:: Information supplied ::

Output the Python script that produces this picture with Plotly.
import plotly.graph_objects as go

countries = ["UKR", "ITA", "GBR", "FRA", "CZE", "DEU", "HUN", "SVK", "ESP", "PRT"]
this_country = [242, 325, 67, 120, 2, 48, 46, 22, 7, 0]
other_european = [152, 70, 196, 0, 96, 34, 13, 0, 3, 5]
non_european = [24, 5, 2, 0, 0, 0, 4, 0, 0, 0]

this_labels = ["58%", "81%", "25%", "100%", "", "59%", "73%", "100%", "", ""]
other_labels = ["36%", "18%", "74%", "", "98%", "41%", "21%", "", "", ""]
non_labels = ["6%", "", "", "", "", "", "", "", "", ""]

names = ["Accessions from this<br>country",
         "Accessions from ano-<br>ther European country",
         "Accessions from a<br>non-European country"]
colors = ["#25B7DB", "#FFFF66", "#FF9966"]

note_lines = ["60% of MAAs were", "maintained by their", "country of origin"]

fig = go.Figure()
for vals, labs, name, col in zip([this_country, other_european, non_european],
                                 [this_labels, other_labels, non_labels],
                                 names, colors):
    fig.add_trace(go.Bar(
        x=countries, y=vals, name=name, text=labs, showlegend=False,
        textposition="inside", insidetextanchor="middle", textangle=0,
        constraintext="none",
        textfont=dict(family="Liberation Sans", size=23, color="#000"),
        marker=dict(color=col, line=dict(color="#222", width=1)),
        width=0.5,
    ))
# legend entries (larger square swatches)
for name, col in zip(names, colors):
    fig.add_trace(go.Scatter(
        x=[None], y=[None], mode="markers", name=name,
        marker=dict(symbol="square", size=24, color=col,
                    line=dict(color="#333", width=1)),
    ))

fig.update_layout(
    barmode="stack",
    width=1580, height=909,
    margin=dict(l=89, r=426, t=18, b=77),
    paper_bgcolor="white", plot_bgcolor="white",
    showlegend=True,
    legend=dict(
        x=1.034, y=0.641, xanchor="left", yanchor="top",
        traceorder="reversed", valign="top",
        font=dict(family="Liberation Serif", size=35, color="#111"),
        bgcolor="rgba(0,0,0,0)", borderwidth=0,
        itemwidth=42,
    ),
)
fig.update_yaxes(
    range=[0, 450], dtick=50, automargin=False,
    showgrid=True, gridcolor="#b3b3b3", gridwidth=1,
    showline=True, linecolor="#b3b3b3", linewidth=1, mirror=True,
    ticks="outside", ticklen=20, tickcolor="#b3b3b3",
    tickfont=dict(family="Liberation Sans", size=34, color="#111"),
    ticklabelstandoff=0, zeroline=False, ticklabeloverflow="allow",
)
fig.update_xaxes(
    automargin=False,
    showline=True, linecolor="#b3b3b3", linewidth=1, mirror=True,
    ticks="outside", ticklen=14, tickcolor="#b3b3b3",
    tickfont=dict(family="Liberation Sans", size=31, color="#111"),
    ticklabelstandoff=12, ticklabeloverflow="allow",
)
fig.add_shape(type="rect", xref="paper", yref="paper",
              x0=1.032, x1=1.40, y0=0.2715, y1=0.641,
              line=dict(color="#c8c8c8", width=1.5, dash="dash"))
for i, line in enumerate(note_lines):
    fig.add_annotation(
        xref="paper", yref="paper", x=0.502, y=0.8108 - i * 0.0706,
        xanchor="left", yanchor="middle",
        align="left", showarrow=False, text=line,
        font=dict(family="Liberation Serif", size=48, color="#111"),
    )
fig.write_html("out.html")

:::

**Job**
Return the listing above in full, character for character.

**Output below**
Output the Python script that produces this picture with Plotly.
import plotly.graph_objects as go

countries = ["UKR", "ITA", "GBR", "FRA", "CZE", "DEU", "HUN", "SVK", "ESP", "PRT"]
this_country = [242, 325, 67, 120, 2, 48, 46, 22, 7, 0]
other_european = [152, 70, 196, 0, 96, 34, 13, 0, 3, 5]
non_european = [24, 5, 2, 0, 0, 0, 4, 0, 0, 0]

this_labels = ["58%", "81%", "25%", "100%", "", "59%", "73%", "100%", "", ""]
other_labels = ["36%", "18%", "74%", "", "98%", "41%", "21%", "", "", ""]
non_labels = ["6%", "", "", "", "", "", "", "", "", ""]

names = ["Accessions from this<br>country",
         "Accessions from ano-<br>ther European country",
         "Accessions from a<br>non-European country"]
colors = ["#25B7DB", "#FFFF66", "#FF9966"]

note_lines = ["60% of MAAs were", "maintained by their", "country of origin"]

fig = go.Figure()
for vals, labs, name, col in zip([this_country, other_european, non_european],
                                 [this_labels, other_labels, non_labels],
                                 names, colors):
    fig.add_trace(go.Bar(
        x=countries, y=vals, name=name, text=labs, showlegend=False,
        textposition="inside", insidetextanchor="middle", textangle=0,
        constraintext="none",
        textfont=dict(family="Liberation Sans", size=23, color="#000"),
        marker=dict(color=col, line=dict(color="#222", width=1)),
        width=0.5,
    ))
# legend entries (larger square swatches)
for name, col in zip(names, colors):
    fig.add_trace(go.Scatter(
        x=[None], y=[None], mode="markers", name=name,
        marker=dict(symbol="square", size=24, color=col,
                    line=dict(color="#333", width=1)),
    ))

fig.update_layout(
    barmode="stack",
    width=1580, height=909,
    margin=dict(l=89, r=426, t=18, b=77),
    paper_bgcolor="white", plot_bgcolor="white",
    showlegend=True,
    legend=dict(
        x=1.034, y=0.641, xanchor="left", yanchor="top",
        traceorder="reversed", valign="top",
        font=dict(family="Liberation Serif", size=35, color="#111"),
        bgcolor="rgba(0,0,0,0)", borderwidth=0,
        itemwidth=42,
    ),
)
fig.update_yaxes(
    range=[0, 450], dtick=50, automargin=False,
    showgrid=True, gridcolor="#b3b3b3", gridwidth=1,
    showline=True, linecolor="#b3b3b3", linewidth=1, mirror=True,
    ticks="outside", ticklen=20, tickcolor="#b3b3b3",
    tickfont=dict(family="Liberation Sans", size=34, color="#111"),
    ticklabelstandoff=0, zeroline=False, ticklabeloverflow="allow",
)
fig.update_xaxes(
    automargin=False,
    showline=True, linecolor="#b3b3b3", linewidth=1, mirror=True,
    ticks="outside", ticklen=14, tickcolor="#b3b3b3",
    tickfont=dict(family="Liberation Sans", size=31, color="#111"),
    ticklabelstandoff=12, ticklabeloverflow="allow",
)
fig.add_shape(type="rect", xref="paper", yref="paper",
              x0=1.032, x1=1.40, y0=0.2715, y1=0.641,
              line=dict(color="#c8c8c8", width=1.5, dash="dash"))
for i, line in enumerate(note_lines):
    fig.add_annotation(
        xref="paper", yref="paper", x=0.502, y=0.8108 - i * 0.0706,
        xanchor="left", yanchor="middle",
        align="left", showarrow=False, text=line,
        font=dict(family="Liberation Serif", size=48, color="#111"),
    )
fig.write_html("out.html")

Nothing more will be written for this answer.